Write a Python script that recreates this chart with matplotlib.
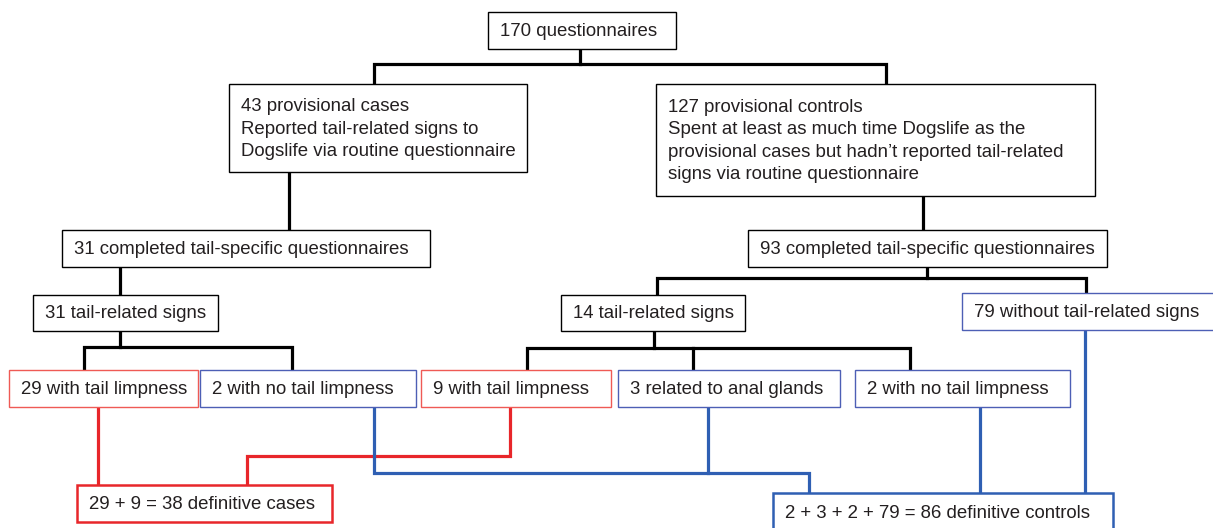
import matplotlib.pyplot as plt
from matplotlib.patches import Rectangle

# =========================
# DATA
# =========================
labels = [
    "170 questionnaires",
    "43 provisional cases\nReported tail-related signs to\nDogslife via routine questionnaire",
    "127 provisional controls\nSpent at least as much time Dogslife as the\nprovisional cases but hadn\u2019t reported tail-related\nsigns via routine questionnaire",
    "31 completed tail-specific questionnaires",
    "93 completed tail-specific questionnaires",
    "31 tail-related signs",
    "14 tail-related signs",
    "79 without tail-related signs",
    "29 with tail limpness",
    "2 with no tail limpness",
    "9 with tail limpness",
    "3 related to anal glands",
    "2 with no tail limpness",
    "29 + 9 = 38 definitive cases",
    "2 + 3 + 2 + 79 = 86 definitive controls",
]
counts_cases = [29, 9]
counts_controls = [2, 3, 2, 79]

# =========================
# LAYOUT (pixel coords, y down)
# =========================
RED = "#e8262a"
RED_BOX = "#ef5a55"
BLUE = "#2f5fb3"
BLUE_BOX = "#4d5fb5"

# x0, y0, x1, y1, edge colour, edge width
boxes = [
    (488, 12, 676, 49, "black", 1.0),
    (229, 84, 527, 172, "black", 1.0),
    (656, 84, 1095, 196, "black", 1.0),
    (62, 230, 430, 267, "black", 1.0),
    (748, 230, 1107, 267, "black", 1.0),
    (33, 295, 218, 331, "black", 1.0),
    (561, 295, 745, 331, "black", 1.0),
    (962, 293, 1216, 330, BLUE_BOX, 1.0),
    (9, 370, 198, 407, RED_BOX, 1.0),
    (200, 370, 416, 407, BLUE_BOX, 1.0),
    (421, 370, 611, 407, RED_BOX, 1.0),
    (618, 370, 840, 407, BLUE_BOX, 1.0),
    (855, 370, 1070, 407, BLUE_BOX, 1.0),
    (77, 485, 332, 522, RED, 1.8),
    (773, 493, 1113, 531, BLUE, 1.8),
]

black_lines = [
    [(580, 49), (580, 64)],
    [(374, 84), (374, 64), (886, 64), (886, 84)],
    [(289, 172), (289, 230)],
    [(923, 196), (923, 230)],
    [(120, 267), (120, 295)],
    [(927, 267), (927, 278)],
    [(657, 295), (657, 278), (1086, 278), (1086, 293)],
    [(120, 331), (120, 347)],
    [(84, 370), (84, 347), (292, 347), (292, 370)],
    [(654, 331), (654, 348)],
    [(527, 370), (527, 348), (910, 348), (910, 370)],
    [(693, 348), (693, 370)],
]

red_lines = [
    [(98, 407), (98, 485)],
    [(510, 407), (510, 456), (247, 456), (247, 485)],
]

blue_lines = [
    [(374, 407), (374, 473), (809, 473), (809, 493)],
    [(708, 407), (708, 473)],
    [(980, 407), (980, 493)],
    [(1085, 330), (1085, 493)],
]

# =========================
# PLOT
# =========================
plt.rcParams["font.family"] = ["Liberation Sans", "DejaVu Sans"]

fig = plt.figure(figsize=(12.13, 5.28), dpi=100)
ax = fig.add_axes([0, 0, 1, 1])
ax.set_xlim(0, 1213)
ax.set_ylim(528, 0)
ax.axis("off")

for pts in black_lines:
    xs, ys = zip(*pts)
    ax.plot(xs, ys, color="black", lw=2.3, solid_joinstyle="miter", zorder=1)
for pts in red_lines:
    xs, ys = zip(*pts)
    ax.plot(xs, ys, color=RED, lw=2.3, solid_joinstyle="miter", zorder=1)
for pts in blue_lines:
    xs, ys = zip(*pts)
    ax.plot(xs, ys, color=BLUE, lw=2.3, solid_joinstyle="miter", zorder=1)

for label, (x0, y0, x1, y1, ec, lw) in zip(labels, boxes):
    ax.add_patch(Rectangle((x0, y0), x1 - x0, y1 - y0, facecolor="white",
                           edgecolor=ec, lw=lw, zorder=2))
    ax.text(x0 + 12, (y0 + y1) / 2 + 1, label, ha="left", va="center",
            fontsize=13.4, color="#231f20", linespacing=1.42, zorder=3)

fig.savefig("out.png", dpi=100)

--------

Give an exact reproduction of every line, leaving out any picture.

(Final answer):
Write a Python script that recreates this chart with matplotlib.
import matplotlib.pyplot as plt
from matplotlib.patches import Rectangle

# =========================
# DATA
# =========================
labels = [
    "170 questionnaires",
    "43 provisional cases\nReported tail-related signs to\nDogslife via routine questionnaire",
    "127 provisional controls\nSpent at least as much time Dogslife as the\nprovisional cases but hadn\u2019t reported tail-related\nsigns via routine questionnaire",
    "31 completed tail-specific questionnaires",
    "93 completed tail-specific questionnaires",
    "31 tail-related signs",
    "14 tail-related signs",
    "79 without tail-related signs",
    "29 with tail limpness",
    "2 with no tail limpness",
    "9 with tail limpness",
    "3 related to anal glands",
    "2 with no tail limpness",
    "29 + 9 = 38 definitive cases",
    "2 + 3 + 2 + 79 = 86 definitive controls",
]
counts_cases = [29, 9]
counts_controls = [2, 3, 2, 79]

# =========================
# LAYOUT (pixel coords, y down)
# =========================
RED = "#e8262a"
RED_BOX = "#ef5a55"
BLUE = "#2f5fb3"
BLUE_BOX = "#4d5fb5"

# x0, y0, x1, y1, edge colour, edge width
boxes = [
    (488, 12, 676, 49, "black", 1.0),
    (229, 84, 527, 172, "black", 1.0),
    (656, 84, 1095, 196, "black", 1.0),
    (62, 230, 430, 267, "black", 1.0),
    (748, 230, 1107, 267, "black", 1.0),
    (33, 295, 218, 331, "black", 1.0),
    (561, 295, 745, 331, "black", 1.0),
    (962, 293, 1216, 330, BLUE_BOX, 1.0),
    (9, 370, 198, 407, RED_BOX, 1.0),
    (200, 370, 416, 407, BLUE_BOX, 1.0),
    (421, 370, 611, 407, RED_BOX, 1.0),
    (618, 370, 840, 407, BLUE_BOX, 1.0),
    (855, 370, 1070, 407, BLUE_BOX, 1.0),
    (77, 485, 332, 522, RED, 1.8),
    (773, 493, 1113, 531, BLUE, 1.8),
]

black_lines = [
    [(580, 49), (580, 64)],
    [(374, 84), (374, 64), (886, 64), (886, 84)],
    [(289, 172), (289, 230)],
    [(923, 196), (923, 230)],
    [(120, 267), (120, 295)],
    [(927, 267), (927, 278)],
    [(657, 295), (657, 278), (1086, 278), (1086, 293)],
    [(120, 331), (120, 347)],
    [(84, 370), (84, 347), (292, 347), (292, 370)],
    [(654, 331), (654, 348)],
    [(527, 370), (527, 348), (910, 348), (910, 370)],
    [(693, 348), (693, 370)],
]

red_lines = [
    [(98, 407), (98, 485)],
    [(510, 407), (510, 456), (247, 456), (247, 485)],
]

blue_lines = [
    [(374, 407), (374, 473), (809, 473), (809, 493)],
    [(708, 407), (708, 473)],
    [(980, 407), (980, 493)],
    [(1085, 330), (1085, 493)],
]

# =========================
# PLOT
# =========================
plt.rcParams["font.family"] = ["Liberation Sans", "DejaVu Sans"]

fig = plt.figure(figsize=(12.13, 5.28), dpi=100)
ax = fig.add_axes([0, 0, 1, 1])
ax.set_xlim(0, 1213)
ax.set_ylim(528, 0)
ax.axis("off")

for pts in black_lines:
    xs, ys = zip(*pts)
    ax.plot(xs, ys, color="black", lw=2.3, solid_joinstyle="miter", zorder=1)
for pts in red_lines:
    xs, ys = zip(*pts)
    ax.plot(xs, ys, color=RED, lw=2.3, solid_joinstyle="miter", zorder=1)
for pts in blue_lines:
    xs, ys = zip(*pts)
    ax.plot(xs, ys, color=BLUE, lw=2.3, solid_joinstyle="miter", zorder=1)

for label, (x0, y0, x1, y1, ec, lw) in zip(labels, boxes):
    ax.add_patch(Rectangle((x0, y0), x1 - x0, y1 - y0, facecolor="white",
                           edgecolor=ec, lw=lw, zorder=2))
    ax.text(x0 + 12, (y0 + y1) / 2 + 1, label, ha="left", va="center",
            fontsize=13.4, color="#231f20", linespacing=1.42, zorder=3)

fig.savefig("out.png", dpi=100)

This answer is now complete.